LLM Providers
Core reference

LLM Providers: AzureOpenAILLM

The AzureOpenAILLM provider is a specialized implementation tailored for Microsoft Azure OpenAI Service. While it shares the core logic of the OpenAI standard, it handles the unique URL routing, deployment-based modeling, and non-standard authentication headers required by the Azure enterprise environment.

1. Behavior and Context

In the jazzmine architecture, AzureOpenAILLM inherits from OpenAICompatibleLLM. It acts as a specialized wrapper that reconfigures the base provider's behavior:

  • Deployment-Centric: Instead of using a global model name, you target a specific "Deployment Name" created in your Azure AI Studio.
  • Header Overriding: It automatically replaces the standard Authorization: Bearer header with the Azure-specific api-key header.
  • Automatic URL Construction: It assembles the complex Azure endpoint URL using the provided resource endpoint and API version.
  • Compatibility: Because it inherits from the OpenAI compatible class, it supports the same high-performance streaming and JSON response parsing logic.

2. Purpose

  • Enterprise Integration: Designed for organizations running agents within the Azure ecosystem who require VPC isolation and regional data residency.
  • Security: Leverages Azure-specific authentication and private endpoints.
  • Predictable Throughput: Connects to specific provisioned deployments with guaranteed capacity and latency.

3. High-Level API Examples

Example: Initializing the Azure Provider

python
from jazzmine.core.llm import AzureOpenAILLM

# deployment_name matches the 'Deployment Name' in Azure AI Studio
llm = AzureOpenAILLM(
    api_key="your-azure-key",
    endpoint="https://your-resource-name.openai.azure.com",
    deployment_name="gpt-4o-prod",
    api_version="2024-02-15-preview",
    temperature=0.0,
    timeout=30.0
)

# Usage is identical to other jazzmine LLM providers
response = await llm.agenerate(messages)
print(f"Azure Response: {response.text}")

4. Detailed Functionality

__init__(api_key, endpoint, deployment_name, api_version, **kwargs)
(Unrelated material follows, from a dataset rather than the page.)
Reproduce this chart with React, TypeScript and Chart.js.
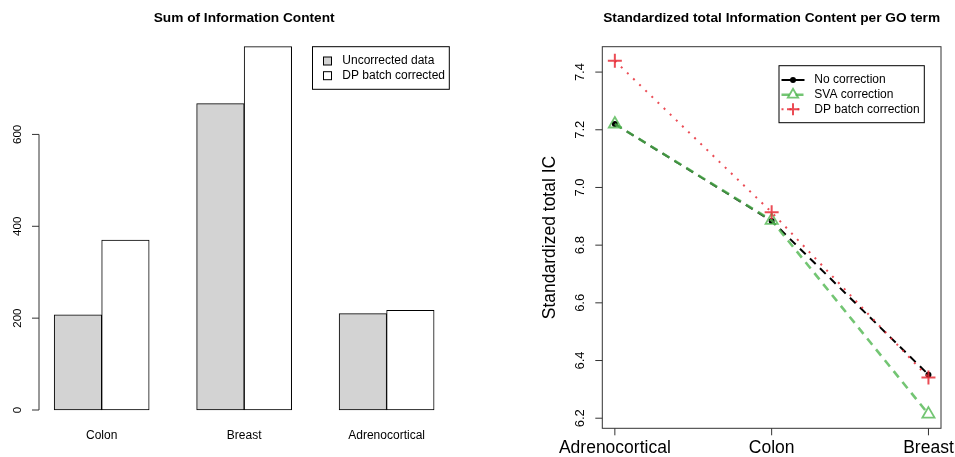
import React, { useEffect, useRef } from 'react';
import { Chart, registerables } from 'chart.js';
Chart.register(...registerables);

// ---------- data ----------
const barCategories = ['Colon', 'Breast', 'Adrenocortical'];
const uncorrectedIC = [207, 667, 210];
const dpCorrectedIC = [370, 791, 217];
const barYTicks = [0, 200, 400, 600];
const barLegend = ['Uncorrected data', 'DP batch corrected'];

const lineCategories = ['Adrenocortical', 'Colon', 'Breast'];
const noCorrection = [7.22, 6.884, 6.351];
const svaCorrection = [7.22, 6.886, 6.214];
const dpCorrection = [7.439, 6.914, 6.341];
const lineYTicks = [6.2, 6.4, 6.6, 6.8, 7.0, 7.2, 7.4];
const lineLegend = ['No correction', 'SVA correction', 'DP batch correction'];

const FONT = '"Liberation Sans", Arial, Helvetica, sans-serif';
const GREEN = 'rgba(80,182,80,0.8)';
const RED = 'rgba(232,45,55,0.85)';

const barX = (i: number) => 2 + 3 * i;

function rotText(ctx: CanvasRenderingContext2D, text: string, x: number, y: number) {
  ctx.save();
  ctx.translate(x, y);
  ctx.rotate(-Math.PI / 2);
  ctx.textAlign = 'center';
  ctx.textBaseline = 'middle';
  ctx.fillText(text, 0, 0);
  ctx.restore();
}

const leftDecor = {
  id: 'leftDecor',
  afterDraw(chart: any) {
    const ctx: CanvasRenderingContext2D = chart.ctx;
    const { left, right, bottom } = chart.chartArea;
    const xs = chart.scales.x;
    const ys = chart.scales.y;
    ctx.save();
    ctx.fillStyle = '#000';
    ctx.strokeStyle = '#333';
    ctx.lineWidth = 1;
    // y axis
    const y0 = ys.getPixelForValue(barYTicks[0]);
    const y1 = ys.getPixelForValue(barYTicks[barYTicks.length - 1]);
    ctx.beginPath();
    ctx.moveTo(left, y0);
    ctx.lineTo(left, y1);
    barYTicks.forEach((t) => {
      const py = ys.getPixelForValue(t);
      ctx.moveTo(left, py);
      ctx.lineTo(left - 7, py);
    });
    ctx.stroke();
    ctx.font = `11.5px ${FONT}`;
    barYTicks.forEach((t) => rotText(ctx, String(t), left - 21, ys.getPixelForValue(t)));
    // x labels
    ctx.font = `12px ${FONT}`;
    ctx.textAlign = 'center';
    ctx.textBaseline = 'middle';
    barCategories.forEach((c, i) => ctx.fillText(c, xs.getPixelForValue(barX(i)), bottom + 26));
    // title
    ctx.font = `bold 13.7px ${FONT}`;
    ctx.fillText('Sum of Information Content', (left + right) / 2, 18.5);
    // legend
    const lx0 = 312.5, lx1 = 449.3, ly0 = 46.7, ly1 = 89.3;
    ctx.strokeStyle = '#000';
    ctx.strokeRect(lx0, ly0, lx1 - lx0, ly1 - ly0);
    const fills = ['#D3D3D3', '#FFFFFF'];
    const rows = [61, 75.7];
    ctx.font = `12px ${FONT}`;
    ctx.textAlign = 'left';
    barLegend.forEach((lab, i) => {
      ctx.fillStyle = fills[i];
      ctx.fillRect(323.5, rows[i] - 4, 8, 8);
      ctx.strokeRect(323.5, rows[i] - 4, 8, 8);
      ctx.fillStyle = '#000';
      ctx.fillText(lab, 342.3, rows[i]);
    });
    ctx.restore();
  },
};

function drawPoint(ctx: CanvasRenderingContext2D, kind: string, x: number, y: number, color: string) {
  ctx.save();
  ctx.setLineDash([]);
  ctx.strokeStyle = color;
  ctx.fillStyle = color;
  if (kind === 'circle') {
    ctx.beginPath();
    ctx.arc(x, y, 3, 0, Math.PI * 2);
    ctx.fill();
  } else if (kind === 'triangle') {
    ctx.lineWidth = 1.8;
    const r = 6;
    ctx.beginPath();
    ctx.moveTo(x, y - r);
    ctx.lineTo(x + r * 0.866, y + r * 0.5);
    ctx.lineTo(x - r * 0.866, y + r * 0.5);
    ctx.closePath();
    ctx.stroke();
  } else {
    ctx.lineWidth = 2;
    const r = 6;
    ctx.beginPath();
    ctx.moveTo(x - r, y);
    ctx.lineTo(x + r, y);
    ctx.moveTo(x, y - r);
    ctx.lineTo(x, y + r);
    ctx.stroke();
  }
  ctx.restore();
}

const rightDecor = {
  id: 'rightDecor',
  afterDraw(chart: any) {
    const ctx: CanvasRenderingContext2D = chart.ctx;
    const { left, right, top, bottom } = chart.chartArea;
    const xs = chart.scales.x;
    const ys = chart.scales.y;
    ctx.save();
    ctx.strokeStyle = '#333';
    ctx.fillStyle = '#000';
    ctx.lineWidth = 1;
    ctx.strokeRect(left, top, right - left, bottom - top);
    ctx.beginPath();
    lineYTicks.forEach((t) => {
      const py = ys.getPixelForValue(t);
      ctx.moveTo(left, py);
      ctx.lineTo(left - 7, py);
    });
    lineCategories.forEach((_, i) => {
      const px = xs.getPixelForValue(i + 1);
      ctx.moveTo(px, bottom);
      ctx.lineTo(px, bottom + 7);
    });
    ctx.stroke();
    ctx.font = `13px ${FONT}`;
    lineYTicks.forEach((t) => rotText(ctx, t.toFixed(1), left - 22.3, ys.getPixelForValue(t)));
    ctx.font = `17.5px ${FONT}`;
    ctx.textAlign = 'center';
    ctx.textBaseline = 'middle';
    lineCategories.forEach((c, i) => ctx.fillText(c, xs.getPixelForValue(i + 1), bottom + 20));
    rotText(ctx, 'Standardized total IC', 73, (top + bottom) / 2);
    ctx.font = `bold 13.7px ${FONT}`;
    ctx.textAlign = 'center';
    ctx.fillText('Standardized total Information Content per GO term', (left + right) / 2, 18.5);
    // legend
    const lx0 = 302, lx1 = 447.3, ly0 = 65.7, ly1 = 122.7;
    ctx.strokeStyle = '#000';
    ctx.strokeRect(lx0, ly0, lx1 - lx0, ly1 - ly0);
    const rows = [80, 94.7, 109.3];
    const colors = ['#000', GREEN, RED];
    const dashes = [[8, 6], [8, 6], [2, 6]];
    const widths = [2, 2.6, 2];
    const kinds = ['circle', 'triangle', 'cross'];
    lineLegend.forEach((lab, i) => {
      ctx.save();
      ctx.strokeStyle = colors[i];
      ctx.lineWidth = widths[i];
      ctx.setLineDash(i === 0 ? [] : dashes[i]);
      ctx.beginPath();
      ctx.moveTo(304.5, rows[i]);
      ctx.lineTo(327.5, rows[i]);
      ctx.stroke();
      ctx.restore();
      drawPoint(ctx, kinds[i], 316, rows[i], colors[i]);
      ctx.fillStyle = '#000';
      ctx.font = `12px ${FONT}`;
      ctx.textAlign = 'left';
      ctx.textBaseline = 'middle';
      ctx.fillText(lab, 337.3, rows[i]);
    });
    ctx.restore();
  },
};

export default function App() {
  const leftRef = useRef<HTMLCanvasElement>(null);
  const rightRef = useRef<HTMLCanvasElement>(null);

  useEffect(() => {
    const yMaxBar = Math.max(...uncorrectedIC, ...dpCorrectedIC);
    const left = new Chart(leftRef.current!, {
      type: 'bar',
      data: {
        datasets: [
          {
            label: barLegend[0],
            data: uncorrectedIC.map((v, i) => ({ x: barX(i), y: v })),
            backgroundColor: '#D3D3D3',
            borderColor: '#000',
            borderWidth: 1,
            borderSkipped: false,
            barThickness: 47.5,
            clip: false,
          } as any,
          {
            label: barLegend[1],
            data: dpCorrectedIC.map((v, i) => ({ x: barX(i), y: v })),
            backgroundColor: '#FFFFFF',
            borderColor: '#000',
            borderWidth: 1,
            borderSkipped: false,
            barThickness: 47.5,
            clip: false,
          } as any,
        ],
      },
      options: {
        animation: false,
        responsive: false,
        events: [],
        layout: { padding: { left: 39, right: 477 - 449.3, top: 46.7, bottom: 457 - 410 } },
        plugins: { legend: { display: false }, tooltip: { enabled: false } },
        scales: {
          x: { type: 'linear', min: 0.68, max: 9.32, offset: false, display: false },
          y: { type: 'linear', min: 0, max: yMaxBar, display: false },
        },
      },
      plugins: [leftDecor],
    });

    const allY = [...noCorrection, ...svaCorrection, ...dpCorrection];
    const yMin = Math.min(...allY), yMax = Math.max(...allY);
    const yPad = (yMax - yMin) * 0.04;
    const right = new Chart(rightRef.current!, {
      type: 'line',
      data: {
        datasets: [
          {
            label: lineLegend[0],
            data: noCorrection.map((v, i) => ({ x: i + 1, y: v })),
            borderColor: '#000',
            backgroundColor: '#000',
            borderWidth: 2,
            borderDash: [8, 6],
            pointStyle: 'circle',
            pointRadius: 3,
            pointBorderWidth: 0,
            pointBackgroundColor: '#000',
            order: 3,
            clip: false,
          } as any,
          {
            label: lineLegend[1],
            data: svaCorrection.map((v, i) => ({ x: i + 1, y: v })),
            borderColor: GREEN,
            backgroundColor: 'rgba(0,0,0,0)',
            borderWidth: 2.6,
            borderDash: [8, 6],
            pointStyle: 'triangle',
            pointRadius: 7,
            pointBorderWidth: 1.8,
            pointBorderColor: GREEN,
            pointBackgroundColor: 'rgba(0,0,0,0)',
            order: 2,
            clip: false,
          } as any,
          {
            label: lineLegend[2],
            data: dpCorrection.map((v, i) => ({ x: i + 1, y: v })),
            borderColor: RED,
            backgroundColor: RED,
            borderWidth: 2,
            borderDash: [2, 6.5],
            pointStyle: 'cross',
            pointRadius: 7,
            pointBorderWidth: 2,
            pointBorderColor: RED,
            order: 1,
            clip: false,
          } as any,
        ],
      },
      options: {
        animation: false,
        responsive: false,
        events: [],
        layout: { padding: { left: 125.3, right: 478 - 464, top: 46.7, bottom: 457 - 428.3 } },
        plugins: { legend: { display: false }, tooltip: { enabled: false } },
        scales: {
          x: { type: 'linear', min: 1 - 0.08, max: lineCategories.length + 0.08, display: false },
          y: { type: 'linear', min: yMin - yPad, max: yMax + yPad, display: false },
        },
      },
      plugins: [rightDecor],
    });
    return () => {
      left.destroy();
      right.destroy();
    };
  }, []);

  return (
    <div style={{ position: 'absolute', left: 0, top: 0, width: 955, height: 457, background: '#fff' }}>
      <canvas ref={leftRef} width={477} height={457} style={{ position: 'absolute', left: 0, top: 0 }} />
      <canvas ref={rightRef} width={478} height={457} style={{ position: 'absolute', left: 477, top: 0 }} />
    </div>
  );
}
Functionality: Configures the Azure-specific identity and initializes the parent connection pools.

Parameters:

  • api_key (str): The secret key found in the "Keys and Endpoint" section of your Azure resource.
  • endpoint (str): The base URL for your resource (e.g., https://my-ai.openai.azure.com).
  • deployment_name (str): The specific name you gave your model deployment.
  • api_version (str): The Azure API version string (e.g., "2024-02-15-preview").

How it works:

  • Constructs the azure_base_url following the pattern: {endpoint}/openai/deployments/{deployment_name}.
  • Calls the parent OpenAICompatibleLLM constructor with an empty key (to prevent default auth) and sets the chat_endpoint to /chat/completions.
  • Injects the api-key header and api-version query parameter into the httpx clients.

Inherited Methods

Since this class inherits from OpenAICompatibleLLM, the following methods function using Azure's specific URL structure:

  • generate / agenerate: Executes a completion request against the deployment.
  • stream / astream: Processes real-time token events using the standard OpenAI-compatible SSE format.

5. Error Handling

  • LLMInvalidRequestError: Raised if Azure's "Content Safety" filters block a prompt or completion. The error message will typically indicate that a safety policy was violated.
  • LLMRateLimitError: Raised if you exceed the Tokens Per Minute (TPM) or Requests Per Minute (RPM) quotas assigned to your specific deployment.
  • LLMConnectionError: Occurs if the endpoint URL is formatted incorrectly or if the Azure region is experiencing downtime.

6. Remarks

  • API Versions: Azure OpenAI frequently releases new API versions. Ensure the api_version string you provide is compatible with your resource region and model type.
  • Model ID Mapping: In the resulting LLMResponse, the model field will contain your deployment_name rather than the underlying model name (e.g., it will say gpt-4o-prod, not gpt-4o).
  • Environment Variables: For production security, avoid hardcoding the api_key. Use environment variables and load them into the constructor at runtime.